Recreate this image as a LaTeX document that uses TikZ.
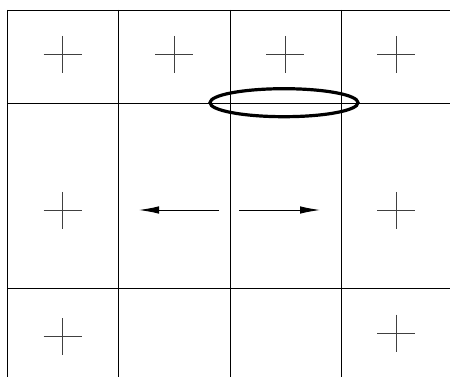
\documentclass[tikz,border=0pt]{standalone}
\usetikzlibrary{arrows.meta}
\begin{document}
\begin{tikzpicture}[x=1pt,y=-1pt,
  gridline/.style={line width=0.9pt,black},
  crossline/.style={line width=0.9pt,black!75},
  ring/.style={line width=3.2pt,black},
  arr/.style={line width=0.9pt,-{Latex[length=20pt,width=7.5pt]}}]
\useasboundingbox (0,0) rectangle (450,377);
% grid
\foreach \x in {7,118,230,341} \draw[gridline] (\x,10) -- (\x,377);
\foreach \y in {10,103,288} \draw[gridline] (7,\y) -- (450,\y);
% crosses
\foreach \cx/\cy in {62.5/54.5,174/54.5,285/54.5,396/54.5,62.5/210.5,396/210.5,62.5/336.5,396/333}
  \draw[crossline] (\cx-19,\cy) -- (\cx+19,\cy) (\cx,\cy-18.5) -- (\cx,\cy+18.5);
% ellipse
\draw[ring] (284,102.7) ellipse [x radius=74, y radius=14];
% arrows
\coordinate (la) at (219,210);
\coordinate (lb) at (139,210);
\coordinate (ra) at (239,210);
\coordinate (rb) at (320,210);
\draw[arr] (la) -- (lb);
\draw[arr] (ra) -- (rb);
\end{tikzpicture}
\end{document}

Exercise requirements: Copy the listing word for word, excluding its pictures.

Task answer:
Recreate this image as a LaTeX document that uses TikZ.
\documentclass[tikz,border=0pt]{standalone}
\usetikzlibrary{arrows.meta}
\begin{document}
\begin{tikzpicture}[x=1pt,y=-1pt,
  gridline/.style={line width=0.9pt,black},
  crossline/.style={line width=0.9pt,black!75},
  ring/.style={line width=3.2pt,black},
  arr/.style={line width=0.9pt,-{Latex[length=20pt,width=7.5pt]}}]
\useasboundingbox (0,0) rectangle (450,377);
% grid
\foreach \x in {7,118,230,341} \draw[gridline] (\x,10) -- (\x,377);
\foreach \y in {10,103,288} \draw[gridline] (7,\y) -- (450,\y);
% crosses
\foreach \cx/\cy in {62.5/54.5,174/54.5,285/54.5,396/54.5,62.5/210.5,396/210.5,62.5/336.5,396/333}
  \draw[crossline] (\cx-19,\cy) -- (\cx+19,\cy) (\cx,\cy-18.5) -- (\cx,\cy+18.5);
% ellipse
\draw[ring] (284,102.7) ellipse [x radius=74, y radius=14];
% arrows
\coordinate (la) at (219,210);
\coordinate (lb) at (139,210);
\coordinate (ra) at (239,210);
\coordinate (rb) at (320,210);
\draw[arr] (la) -- (lb);
\draw[arr] (ra) -- (rb);
\end{tikzpicture}
\end{document}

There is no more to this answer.